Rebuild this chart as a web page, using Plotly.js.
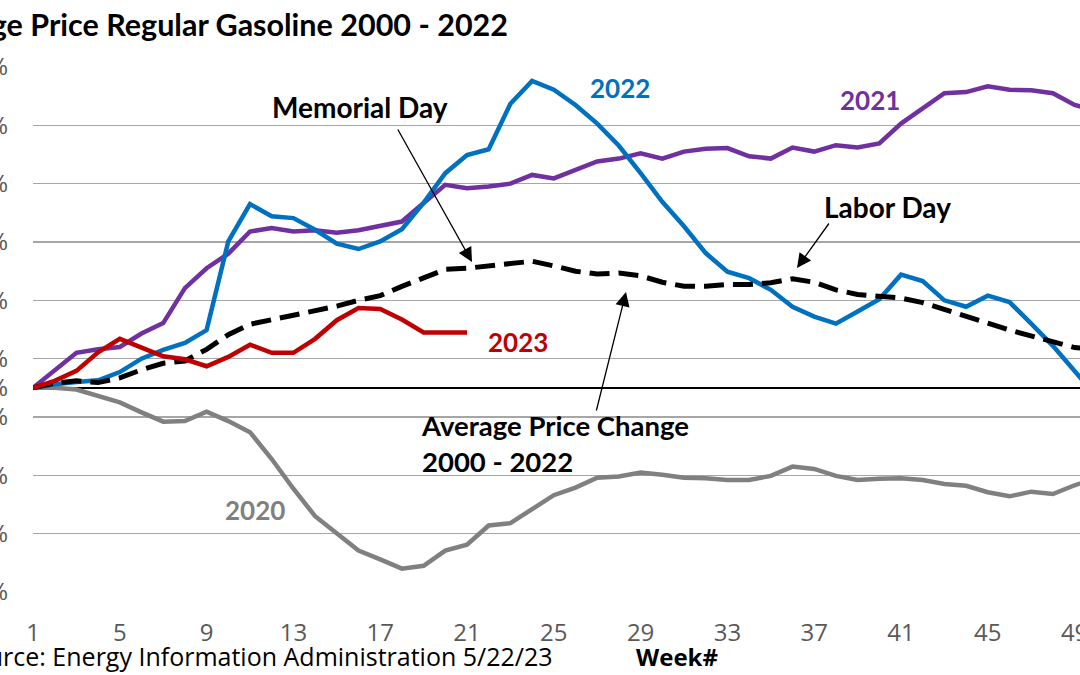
<!DOCTYPE html>
<html>
<head>
<meta charset="utf-8">
<script src="https://cdn.plot.ly/plotly-3.0.1.min.js"></script>
<style>html,body{margin:0;padding:0;background:#fff;}#chart{width:1080px;height:675px;}</style>
</head>
<body>
<div id="chart"></div>
<script>
// Week numbers
const weeks = Array.from({length: 50}, (_, i) => i + 1);
const weeks2023 = weeks.slice(0, 21);

// Percent change in price vs. week 1
const y2020 = [0,0.0,-0.3,-1.4,-2.5,-4.2,-5.8,-5.7,-4.1,-5.7,-7.6,-12.2,-17.3,-22.0,-24.9,-27.9,-29.4,-31.0,-30.5,-27.9,-26.9,-23.6,-23.2,-20.7,-18.4,-17.1,-15.4,-15.2,-14.5,-14.9,-15.4,-15.5,-15.8,-15.8,-15.1,-13.5,-13.9,-15.1,-15.8,-15.6,-15.5,-15.8,-16.5,-16.8,-17.9,-18.6,-17.8,-18.2,-16.7,-15.5];
const y2021 = [0,3.0,6.0,6.6,7.0,9.3,11.1,17.1,20.5,23.0,26.8,27.4,26.8,27.0,26.6,27.0,27.8,28.5,31.7,34.8,34.2,34.5,35.0,36.5,35.9,37.4,38.8,39.3,40.2,39.3,40.5,41.0,41.1,39.7,39.3,41.2,40.5,41.6,41.2,41.9,45.3,47.9,50.5,50.7,51.7,51.1,51.0,50.5,48.5,47.5];
const y2022 = [0,0.6,1.0,1.3,2.7,5.0,6.5,7.7,9.9,25.1,31.5,29.4,29.1,27.1,24.7,23.8,25.1,27.2,31.7,36.8,39.9,40.9,48.7,52.6,51.1,48.5,45.3,41.5,36.8,31.9,27.7,23.1,19.9,18.8,16.8,13.9,12.2,11.0,13.1,15.2,19.4,18.3,15.0,13.9,15.8,14.7,11.0,7.2,2.9,-1.5];
const y2023 = [0,1.2,2.9,6.1,8.4,7.0,5.4,4.9,3.7,5.3,7.4,6.0,6.0,8.4,11.6,13.7,13.5,11.7,9.5,9.5,9.5];
const yAvg = [0,0.8,1.2,0.9,1.7,3.1,4.2,4.6,6.6,9.1,10.9,11.7,12.3,13.1,14.0,15.0,15.8,17.4,18.8,20.3,20.5,20.9,21.4,21.7,20.9,20.0,19.5,19.7,19.2,18.1,17.4,17.4,17.7,17.7,18.0,18.7,18.1,16.8,16.0,15.6,15.4,14.6,13.5,12.4,11.1,9.9,8.9,7.7,6.9,6.6];

// Axis ticks
const xTickVals = [1,5,9,13,17,21,25,29,33,37,41,45,49];
const yTickVals = [-35,-25,-15,-5,0,5,15,25,35,45,55];
const yTickText = yTickVals.map(v => v + '%');

// Layout geometry (pixels)
const W = 1080, H = 675;
const mL = 33, mR = 0, mT = 67, mB = 83;
const weekPx = 21.7;
const xMin = 1, xMax = 1 + (W - mL - mR) / weekPx;
const yMin = -35, yMax = 55;
const plotH = H - mT - mB;
const px2x = px => xMin + (px - mL) / weekPx;
const py2y = py => yMax - (py - mT) * (yMax - yMin) / plotH;

const boldFont = 'Lato, "Open Sans", sans-serif';
const tickFont = '"Open Sans", sans-serif';

const traces = [
  {x: weeks, y: y2020, mode: 'lines', name: '2020', line: {color: '#808080', width: 4.5}},
  {x: weeks, y: y2021, mode: 'lines', name: '2021', line: {color: '#7030A0', width: 4.5}},
  {x: weeks, y: y2022, mode: 'lines', name: '2022', line: {color: '#0070C0', width: 4.5}},
  {x: weeks, y: yAvg, mode: 'lines', name: 'Average Price Change 2000 - 2022', line: {color: '#000000', width: 5, dash: '20px,9px'}},
  {x: weeks2023, y: y2023, mode: 'lines', name: '2023', line: {color: '#C00000', width: 4.5}}
];

function label(text, px, py, color, size, anchor) {
  return {text: text, x: px2x(px), y: py2y(py), xref: 'x', yref: 'y', showarrow: false,
    xanchor: anchor || 'center', yanchor: 'middle', align: 'left',
    font: {family: boldFont, size: size || 28, color: color, weight: 'bold'}};
}
function arrow(tx, ty, hx, hy) {
  return {text: '', x: px2x(hx), y: py2y(hy), ax: px2x(tx), ay: py2y(ty), axref: 'x', ayref: 'y',
    xref: 'x', yref: 'y', showarrow: true, arrowhead: 2, arrowsize: 2.2, arrowwidth: 1.3, arrowcolor: '#000', standoff: 0, startstandoff: 0};
}

const annotations = [
  label('2022', 620, 88, '#0070C0', 26),
  label('2021', 870, 100, '#7030A0', 26),
  label('2023', 518, 342, '#C00000', 26),
  label('2020', 255, 510, '#808080', 26),
  label('Memorial Day', 360, 107, '#000', 28),
  label('Labor Day', 887, 207, '#000', 28),
  label('Average Price Change<br>2000 - 2022', 419, 443, '#000', 27.5, 'left'),
  arrow(397, 128, 472, 262),
  arrow(830, 222, 797, 268),
  arrow(596, 412, 626, 292),
  {text: 'Source: Energy Information Administration 5/22/23', xref: 'paper', yref: 'paper',
    x: (555 - mL) / (W - mL - mR), y: -(656 - (H - mB)) / plotH, xanchor: 'right', yanchor: 'middle',
    showarrow: false, font: {family: tickFont, size: 25, color: '#000'}},
  {text: '<b>Week#</b>', xref: 'paper', yref: 'paper',
    x: (677 - mL) / (W - mL - mR), y: -(656 - (H - mB)) / plotH, xanchor: 'center', yanchor: 'middle',
    showarrow: false, font: {family: tickFont, size: 24, color: '#000'}}
];

const layout = {
  width: W, height: H,
  margin: {l: mL, r: mR, t: mT, b: mB, pad: 0},
  paper_bgcolor: '#fff', plot_bgcolor: '#fff',
  showlegend: false,
  title: {text: '<b>Average Price Regular Gasoline 2000 - 2022</b>', xref: 'container', yref: 'container',
    x: 508 / W, xanchor: 'right', y: 1 - 25 / H, yanchor: 'middle',
    font: {family: boldFont, size: 30.5, color: '#000'}},
  xaxis: {range: [xMin, xMax], tickvals: xTickVals, ticktext: xTickVals.map(String),
    showgrid: false, zeroline: false, showline: false,
    ticks: 'outside', ticklen: 19, tickcolor: 'rgba(0,0,0,0)', ticklabeloverflow: 'allow',
    tickfont: {family: tickFont, size: 24, color: '#595959'}, fixedrange: true},
  yaxis: {range: [yMin, yMax], tickvals: yTickVals, ticktext: yTickText,
    showgrid: true, gridcolor: '#A6A6A6', gridwidth: 1.5,
    zeroline: true, zerolinecolor: '#000', zerolinewidth: 2, showline: false,
    ticks: 'outside', ticklen: 19, tickcolor: 'rgba(0,0,0,0)', ticklabeloverflow: 'allow',
    tickfont: {family: tickFont, size: 24, color: '#595959'}, fixedrange: true},
  annotations: annotations
};

Plotly.newPlot('chart', traces, layout, {displayModeBar: false, staticPlot: true});
</script>
</body>
</html>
□ □ □ □ □
_WHAT THIS TASK INVOLVES_: Reproduce each line exactly as it appears, omitting the pictures.

_PROBLEM SOLUTION_:
Rebuild this chart as a web page, using Plotly.js.
<!DOCTYPE html>
<html>
<head>
<meta charset="utf-8">
<script src="https://cdn.plot.ly/plotly-3.0.1.min.js"></script>
<style>html,body{margin:0;padding:0;background:#fff;}#chart{width:1080px;height:675px;}</style>
</head>
<body>
<div id="chart"></div>
<script>
// Week numbers
const weeks = Array.from({length: 50}, (_, i) => i + 1);
const weeks2023 = weeks.slice(0, 21);

// Percent change in price vs. week 1
const y2020 = [0,0.0,-0.3,-1.4,-2.5,-4.2,-5.8,-5.7,-4.1,-5.7,-7.6,-12.2,-17.3,-22.0,-24.9,-27.9,-29.4,-31.0,-30.5,-27.9,-26.9,-23.6,-23.2,-20.7,-18.4,-17.1,-15.4,-15.2,-14.5,-14.9,-15.4,-15.5,-15.8,-15.8,-15.1,-13.5,-13.9,-15.1,-15.8,-15.6,-15.5,-15.8,-16.5,-16.8,-17.9,-18.6,-17.8,-18.2,-16.7,-15.5];
const y2021 = [0,3.0,6.0,6.6,7.0,9.3,11.1,17.1,20.5,23.0,26.8,27.4,26.8,27.0,26.6,27.0,27.8,28.5,31.7,34.8,34.2,34.5,35.0,36.5,35.9,37.4,38.8,39.3,40.2,39.3,40.5,41.0,41.1,39.7,39.3,41.2,40.5,41.6,41.2,41.9,45.3,47.9,50.5,50.7,51.7,51.1,51.0,50.5,48.5,47.5];
const y2022 = [0,0.6,1.0,1.3,2.7,5.0,6.5,7.7,9.9,25.1,31.5,29.4,29.1,27.1,24.7,23.8,25.1,27.2,31.7,36.8,39.9,40.9,48.7,52.6,51.1,48.5,45.3,41.5,36.8,31.9,27.7,23.1,19.9,18.8,16.8,13.9,12.2,11.0,13.1,15.2,19.4,18.3,15.0,13.9,15.8,14.7,11.0,7.2,2.9,-1.5];
const y2023 = [0,1.2,2.9,6.1,8.4,7.0,5.4,4.9,3.7,5.3,7.4,6.0,6.0,8.4,11.6,13.7,13.5,11.7,9.5,9.5,9.5];
const yAvg = [0,0.8,1.2,0.9,1.7,3.1,4.2,4.6,6.6,9.1,10.9,11.7,12.3,13.1,14.0,15.0,15.8,17.4,18.8,20.3,20.5,20.9,21.4,21.7,20.9,20.0,19.5,19.7,19.2,18.1,17.4,17.4,17.7,17.7,18.0,18.7,18.1,16.8,16.0,15.6,15.4,14.6,13.5,12.4,11.1,9.9,8.9,7.7,6.9,6.6];

// Axis ticks
const xTickVals = [1,5,9,13,17,21,25,29,33,37,41,45,49];
const yTickVals = [-35,-25,-15,-5,0,5,15,25,35,45,55];
const yTickText = yTickVals.map(v => v + '%');

// Layout geometry (pixels)
const W = 1080, H = 675;
const mL = 33, mR = 0, mT = 67, mB = 83;
const weekPx = 21.7;
const xMin = 1, xMax = 1 + (W - mL - mR) / weekPx;
const yMin = -35, yMax = 55;
const plotH = H - mT - mB;
const px2x = px => xMin + (px - mL) / weekPx;
const py2y = py => yMax - (py - mT) * (yMax - yMin) / plotH;

const boldFont = 'Lato, "Open Sans", sans-serif';
const tickFont = '"Open Sans", sans-serif';

const traces = [
  {x: weeks, y: y2020, mode: 'lines', name: '2020', line: {color: '#808080', width: 4.5}},
  {x: weeks, y: y2021, mode: 'lines', name: '2021', line: {color: '#7030A0', width: 4.5}},
  {x: weeks, y: y2022, mode: 'lines', name: '2022', line: {color: '#0070C0', width: 4.5}},
  {x: weeks, y: yAvg, mode: 'lines', name: 'Average Price Change 2000 - 2022', line: {color: '#000000', width: 5, dash: '20px,9px'}},
  {x: weeks2023, y: y2023, mode: 'lines', name: '2023', line: {color: '#C00000', width: 4.5}}
];

function label(text, px, py, color, size, anchor) {
  return {text: text, x: px2x(px), y: py2y(py), xref: 'x', yref: 'y', showarrow: false,
    xanchor: anchor || 'center', yanchor: 'middle', align: 'left',
    font: {family: boldFont, size: size || 28, color: color, weight: 'bold'}};
}
function arrow(tx, ty, hx, hy) {
  return {text: '', x: px2x(hx), y: py2y(hy), ax: px2x(tx), ay: py2y(ty), axref: 'x', ayref: 'y',
    xref: 'x', yref: 'y', showarrow: true, arrowhead: 2, arrowsize: 2.2, arrowwidth: 1.3, arrowcolor: '#000', standoff: 0, startstandoff: 0};
}

const annotations = [
  label('2022', 620, 88, '#0070C0', 26),
  label('2021', 870, 100, '#7030A0', 26),
  label('2023', 518, 342, '#C00000', 26),
  label('2020', 255, 510, '#808080', 26),
  label('Memorial Day', 360, 107, '#000', 28),
  label('Labor Day', 887, 207, '#000', 28),
  label('Average Price Change<br>2000 - 2022', 419, 443, '#000', 27.5, 'left'),
  arrow(397, 128, 472, 262),
  arrow(830, 222, 797, 268),
  arrow(596, 412, 626, 292),
  {text: 'Source: Energy Information Administration 5/22/23', xref: 'paper', yref: 'paper',
    x: (555 - mL) / (W - mL - mR), y: -(656 - (H - mB)) / plotH, xanchor: 'right', yanchor: 'middle',
    showarrow: false, font: {family: tickFont, size: 25, color: '#000'}},
  {text: '<b>Week#</b>', xref: 'paper', yref: 'paper',
    x: (677 - mL) / (W - mL - mR), y: -(656 - (H - mB)) / plotH, xanchor: 'center', yanchor: 'middle',
    showarrow: false, font: {family: tickFont, size: 24, color: '#000'}}
];

const layout = {
  width: W, height: H,
  margin: {l: mL, r: mR, t: mT, b: mB, pad: 0},
  paper_bgcolor: '#fff', plot_bgcolor: '#fff',
  showlegend: false,
  title: {text: '<b>Average Price Regular Gasoline 2000 - 2022</b>', xref: 'container', yref: 'container',
    x: 508 / W, xanchor: 'right', y: 1 - 25 / H, yanchor: 'middle',
    font: {family: boldFont, size: 30.5, color: '#000'}},
  xaxis: {range: [xMin, xMax], tickvals: xTickVals, ticktext: xTickVals.map(String),
    showgrid: false, zeroline: false, showline: false,
    ticks: 'outside', ticklen: 19, tickcolor: 'rgba(0,0,0,0)', ticklabeloverflow: 'allow',
    tickfont: {family: tickFont, size: 24, color: '#595959'}, fixedrange: true},
  yaxis: {range: [yMin, yMax], tickvals: yTickVals, ticktext: yTickText,
    showgrid: true, gridcolor: '#A6A6A6', gridwidth: 1.5,
    zeroline: true, zerolinecolor: '#000', zerolinewidth: 2, showline: false,
    ticks: 'outside', ticklen: 19, tickcolor: 'rgba(0,0,0,0)', ticklabeloverflow: 'allow',
    tickfont: {family: tickFont, size: 24, color: '#595959'}, fixedrange: true},
  annotations: annotations
};

Plotly.newPlot('chart', traces, layout, {displayModeBar: false, staticPlot: true});
</script>
</body>
</html>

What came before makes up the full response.